There was some oozing from the incision and the gash, but the area around the lacerated vein was dry. The saphenous was the vein usually harvested for cardiac bypass grafts. Collateral veins would take over the job of returning blood to the heart. If Carabetta made it through this episode and out of the cave — both enormous ifs — he might be left with little more than some periodic ankle swelling.

"Nicely done," Matt said. "Getting around that vein without ripping it in two was really something."

At that moment, Colin Morrissey's breathing seemed to become even more labored.

"We might need to trach him," Nikki said. "Can you go check him again?"

"I would, but Fred here still needs pressure on this wound."

"I'll do that," a voice beside them said. An older woman, battered as the rest of them, had crawled over from some part of the cave they had yet to inspect. "You go check the boy," she said. "I'll do my best here. My name is Ellen. Ellen Kroft."

CHAPTER 32

Nikki knew her ankle was broken. She had felt the crack of bone and the explosion of pain when the woman Matt was calling Tarzana — 160 or 170 pounds — blindsided her. Now she simply bit at the inside of her lip and did her best to cope with the pain. They were in a fearsome predicament with a finite air supply and no obvious way out of the cave. The last thing the others needed was to worry about her.

The newcomer, Ellen Kroft, essentially uninjured, kept pressure on Fred Carabetta's wound while Matt used his ear as a stethoscope to examine the lungs of Colin Morrissey.
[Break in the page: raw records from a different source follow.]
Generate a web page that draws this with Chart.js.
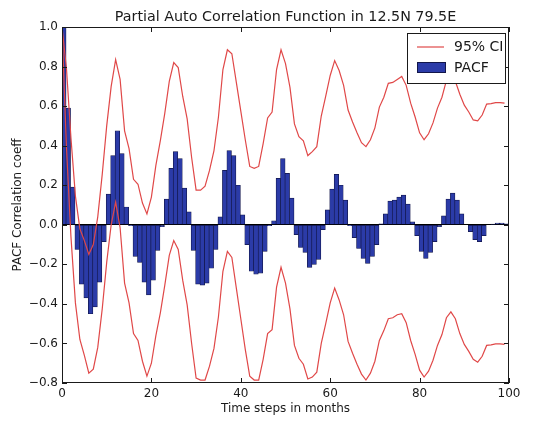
<!DOCTYPE html>
<html>
<head>
<meta charset="utf-8">
<title>PACF 12.5N 79.5E</title>
<script src="https://cdn.jsdelivr.net/npm/chart.js@4.4.0/dist/chart.umd.min.js"></script>
<style>
  html, body { margin: 0; padding: 0; background: #ffffff; }
  canvas { display: block; }
</style>
</head>
<body>
<canvas id="pacfChart" width="539" height="421"></canvas>
<script>
// Partial autocorrelation per lag (months 0..99)
const pacf = [
  1.0, 0.59, 0.19, -0.125, -0.30, -0.37, -0.45, -0.415, -0.29, -0.085,
  0.155, 0.35, 0.475, 0.36, 0.09, -0.005, -0.16, -0.19, -0.29, -0.355,
  -0.28, -0.13, -0.01, 0.13, 0.285, 0.37, 0.335, 0.185, 0.065, -0.13,
  -0.30, -0.305, -0.295, -0.22, -0.125, 0.04, 0.275, 0.375, 0.35, 0.20,
  0.05, -0.10, -0.235, -0.25, -0.245, -0.135, -0.005, 0.02, 0.235, 0.335,
  0.26, 0.135, -0.05, -0.115, -0.14, -0.215, -0.20, -0.175, -0.025, 0.075,
  0.18, 0.255, 0.20, 0.125, -0.005, -0.065, -0.12, -0.17, -0.195, -0.16,
  -0.10, 0.005, 0.055, 0.12, 0.125, 0.14, 0.15, 0.105, 0.015, -0.055,
  -0.135, -0.17, -0.14, -0.085, -0.01, 0.045, 0.13, 0.16, 0.125, 0.055,
  0.0, -0.035, -0.075, -0.085, -0.055, 0.0, 0.003, 0.008, 0.008, 0.005
];

// Upper bound of the 95% confidence interval per lag
const ciUpper = [
  1.0, 0.79, 0.44, 0.145, -0.02, -0.08, -0.15, -0.10, 0.04, 0.255,
  0.50, 0.70, 0.835, 0.735, 0.475, 0.385, 0.23, 0.205, 0.11, 0.055,
  0.14, 0.30, 0.425, 0.565, 0.725, 0.82, 0.795, 0.65, 0.535, 0.34,
  0.175, 0.175, 0.195, 0.275, 0.375, 0.545, 0.785, 0.885, 0.865, 0.72,
  0.575, 0.43, 0.295, 0.285, 0.295, 0.41, 0.54, 0.57, 0.785, 0.885,
  0.815, 0.695, 0.51, 0.445, 0.425, 0.35, 0.37, 0.395, 0.55, 0.65,
  0.755, 0.83, 0.78, 0.705, 0.58, 0.52, 0.465, 0.415, 0.395, 0.43,
  0.49, 0.595, 0.645, 0.715, 0.72, 0.735, 0.75, 0.705, 0.615, 0.545,
  0.465, 0.43, 0.46, 0.515, 0.59, 0.645, 0.73, 0.76, 0.725, 0.66,
  0.605, 0.57, 0.53, 0.525, 0.555, 0.61, 0.613, 0.618, 0.618, 0.615
];

// Lower bound of the 95% confidence interval per lag
const ciLower = [
  1.0, 0.39, -0.06, -0.395, -0.58, -0.66, -0.75, -0.73, -0.62, -0.425,
  -0.19, 0.0, 0.115, -0.015, -0.295, -0.395, -0.55, -0.585, -0.69, -0.765,
  -0.70, -0.56, -0.445, -0.305, -0.155, -0.08, -0.125, -0.28, -0.405, -0.60,
  -0.775, -0.785, -0.785, -0.715, -0.625, -0.465, -0.235, -0.135, -0.165, -0.32,
  -0.475, -0.63, -0.765, -0.785, -0.785, -0.68, -0.55, -0.53, -0.315, -0.215,
  -0.295, -0.425, -0.61, -0.675, -0.705, -0.78, -0.77, -0.745, -0.60, -0.50,
  -0.395, -0.32, -0.38, -0.455, -0.59, -0.65, -0.705, -0.755, -0.785, -0.75,
  -0.69, -0.585, -0.535, -0.475, -0.47, -0.455, -0.45, -0.495, -0.585, -0.655,
  -0.735, -0.77, -0.74, -0.685, -0.61, -0.555, -0.47, -0.44, -0.475, -0.55,
  -0.605, -0.64, -0.68, -0.695, -0.665, -0.61, -0.607, -0.602, -0.602, -0.605
];

const lags = pacf.map((_, i) => i);
const xTicks = [0, 20, 40, 60, 80, 100];
const yTicks = [1.0, 0.8, 0.6, 0.4, 0.2, 0.0, -0.2, -0.4, -0.6, -0.8];

const titleText = 'Partial Auto Correlation Function in 12.5N 79.5E';
const xTitle = 'Time steps in months';
const yTitle = 'PACF Correlation coeff';
const ciLabel = '95% CI';
const barLabel = 'PACF';

const FONT = "'DejaVu Sans', 'Liberation Sans', sans-serif";
const RED = '#e04848';
const BAR_FILL = '#2b3ba8';
const BAR_EDGE = '#12164a';
const INK = '#1a1a1a';
const BAR_WIDTH = 0.8; // in lag units, bar starts at the lag

const fmtTick = v => (v < -1e-9 ? '\u2212' + Math.abs(v).toFixed(1) : Math.abs(v).toFixed(1));

// Title centred over the plotting area
const titlePlugin = {
  id: 'plotTitle',
  afterDraw(chart) {
    const { ctx, chartArea: a } = chart;
    ctx.save();
    ctx.fillStyle = INK;
    ctx.font = '14.3px ' + FONT;
    ctx.textAlign = 'center';
    ctx.textBaseline = 'alphabetic';
    ctx.fillText(titleText, (a.left + a.right) / 2, 21);
    ctx.restore();
  }
};

// Axes frame with inward tick marks on all four sides
const framePlugin = {
  id: 'frame',
  afterDatasetsDraw(chart) {
    const { ctx, chartArea: a, scales: { x, y } } = chart;
    ctx.save();
    ctx.strokeStyle = INK;
    ctx.lineWidth = 1;
    ctx.strokeRect(Math.round(a.left) + 0.5, Math.round(a.top) + 0.5,
                   Math.round(a.right - a.left) - 1, Math.round(a.bottom - a.top) - 1);
    const len = 5;
    ctx.beginPath();
    xTicks.forEach(t => {
      const px = Math.round(x.getPixelForValue(t)) + 0.5;
      ctx.moveTo(px, a.bottom); ctx.lineTo(px, a.bottom - len);
      ctx.moveTo(px, a.top); ctx.lineTo(px, a.top + len);
    });
    yTicks.forEach(t => {
      const py = Math.round(y.getPixelForValue(t)) + 0.5;
      ctx.moveTo(a.left, py); ctx.lineTo(a.left + len, py);
      ctx.moveTo(a.right, py); ctx.lineTo(a.right - len, py);
    });
    ctx.stroke();
    ctx.restore();
  }
};

// Legend box in the upper right corner of the plot
const legendPlugin = {
  id: 'cornerLegend',
  afterDraw(chart) {
    const { ctx, chartArea: a } = chart;
    const w = 98, h = 50;
    const x0 = Math.round(a.right) - 4 - w, y0 = Math.round(a.top) + 6;
    ctx.save();
    ctx.fillStyle = '#ffffff';
    ctx.fillRect(x0, y0, w, h);
    ctx.strokeStyle = INK;
    ctx.lineWidth = 1;
    ctx.strokeRect(x0 + 0.5, y0 + 0.5, w, h);
    // line sample
    ctx.strokeStyle = RED;
    ctx.lineWidth = 1.2;
    ctx.beginPath();
    ctx.moveTo(x0 + 10, y0 + 14);
    ctx.lineTo(x0 + 37, y0 + 14);
    ctx.stroke();
    // bar sample
    ctx.fillStyle = BAR_FILL;
    ctx.fillRect(x0 + 10, y0 + 29, 28, 10);
    ctx.strokeStyle = BAR_EDGE;
    ctx.lineWidth = 1;
    ctx.strokeRect(x0 + 10.5, y0 + 29.5, 28, 10);
    // labels
    ctx.fillStyle = INK;
    ctx.font = '14px ' + FONT;
    ctx.textBaseline = 'middle';
    ctx.textAlign = 'left';
    ctx.fillText(ciLabel, x0 + 47, y0 + 14);
    ctx.fillText(barLabel, x0 + 47, y0 + 35);
    ctx.restore();
  }
};

const ctx = document.getElementById('pacfChart').getContext('2d');
const chart = new Chart(ctx, {
  type: 'bar',
  data: {
    datasets: [
      {
        type: 'line',
        label: ciLabel,
        data: lags.map(i => ({ x: i, y: ciUpper[i] })),
        borderColor: RED,
        borderWidth: 1.2,
        pointRadius: 0,
        tension: 0,
        fill: false,
        order: 0
      },
      {
        type: 'line',
        label: ciLabel + ' (lower)',
        data: lags.map(i => ({ x: i, y: ciLower[i] })),
        borderColor: RED,
        borderWidth: 1.2,
        pointRadius: 0,
        tension: 0,
        fill: false,
        order: 0
      },
      {
        type: 'bar',
        label: barLabel,
        data: lags.map(i => ({ x: i + BAR_WIDTH / 2, y: pacf[i] })),
        backgroundColor: BAR_FILL,
        borderColor: BAR_EDGE,
        borderWidth: 0.7,
        borderSkipped: false,
        barThickness: 3,
        order: 1
      }
    ]
  },
  options: {
    responsive: false,
    animation: false,
    devicePixelRatio: 1,
    layout: { padding: { left: 0, right: 30, top: 27, bottom: 0 } },
    plugins: {
      legend: { display: false },
      tooltip: { enabled: false },
      title: { display: false }
    },
    scales: {
      x: {
        type: 'linear',
        min: 0,
        max: 100,
        offset: false,
        grid: { display: false, drawTicks: false },
        border: { display: false },
        ticks: {
          stepSize: 20,
          padding: 4,
          color: INK,
          font: { family: FONT, size: 12 },
          maxRotation: 0,
          callback: v => (xTicks.includes(v) ? String(v) : '')
        },
        title: {
          display: true,
          text: xTitle,
          color: INK,
          font: { family: FONT, size: 12 },
          padding: { top: 0, bottom: 5 }
        },
        afterFit(scale) { scale.height = 38; }
      },
      y: {
        type: 'linear',
        min: -0.8,
        max: 1.0,
        grid: {
          drawTicks: false,
          color: c => (Math.abs(c.tick.value) < 1e-9 ? '#000000' : 'rgba(0,0,0,0)'),
          lineWidth: 1
        },
        border: { display: false },
        ticks: {
          stepSize: 0.2,
          padding: 4,
          color: INK,
          font: { family: FONT, size: 12 },
          callback: v => fmtTick(v)
        },
        title: {
          display: true,
          text: yTitle,
          color: INK,
          font: { family: FONT, size: 12 },
          padding: { top: 11, bottom: 0 }
        },
        afterFit(scale) { scale.width = 62; }
      }
    }
  },
  plugins: [titlePlugin, framePlugin, legendPlugin]
});

// Bar width follows the x scale: 0.8 lag units plus the edge stroke
const xs = chart.scales.x;
const unitPx = xs.getPixelForValue(1) - xs.getPixelForValue(0);
chart.data.datasets[2].barThickness = unitPx * BAR_WIDTH + 1;
chart.update();
</script>
</body>
</html>
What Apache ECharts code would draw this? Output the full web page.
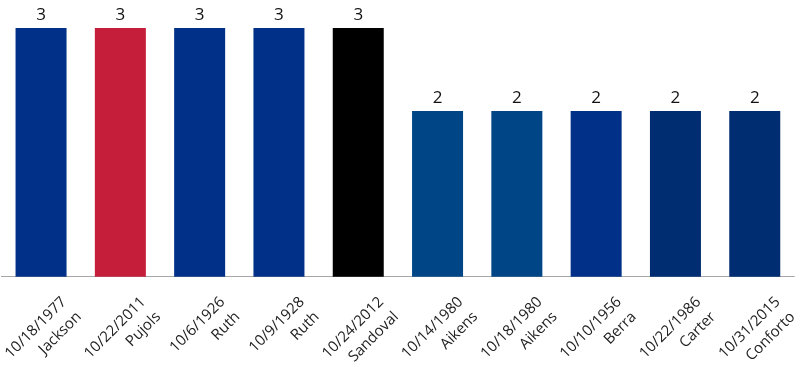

"I think he's moving enough air," he said, "at least for the moment. His coma seems to be getting a little lighter, too."

"Let's hope he's sane when he wakes up."

"With his larynx swollen nearly shut, I don't think he's going to pose much of a problem. How's your leg?"

"Fine," Nikki said perhaps a bit too quickly, adding, "It aches some."

"Think you can put weight on it?"

"I… I doubt it."

"I watched you working on this man from over there," Ellen said, gesturing toward the darkness to her right. "You're both doctors?"

"I'm Matt Rutledge, an internist from Belinda, and this is Nikki Solari from Boston. She's a pathologist."

"How many others are there in here besides us?"

"Do you know of any?"

"No. I was tied up here for a time, then injected with something that knocked me out. When I came to, I was covered with dust and pieces of rock. I assume Grimes untied me while I was unconscious, then blew up the cave. He's the police chief here."

"Oh, we know who he is. You assume right about him. In addition to that guy and the four of us, there are two people — a woman and a girl — with lumps on their faces like his. They don't seem to be badly hurt, but the woman is pretty wild. We've tied her up for now. The girl's still unconscious." Matt lowered his voice. "Then there are two security guards from the mine over there. One of them's dead, the other probably paralyzed."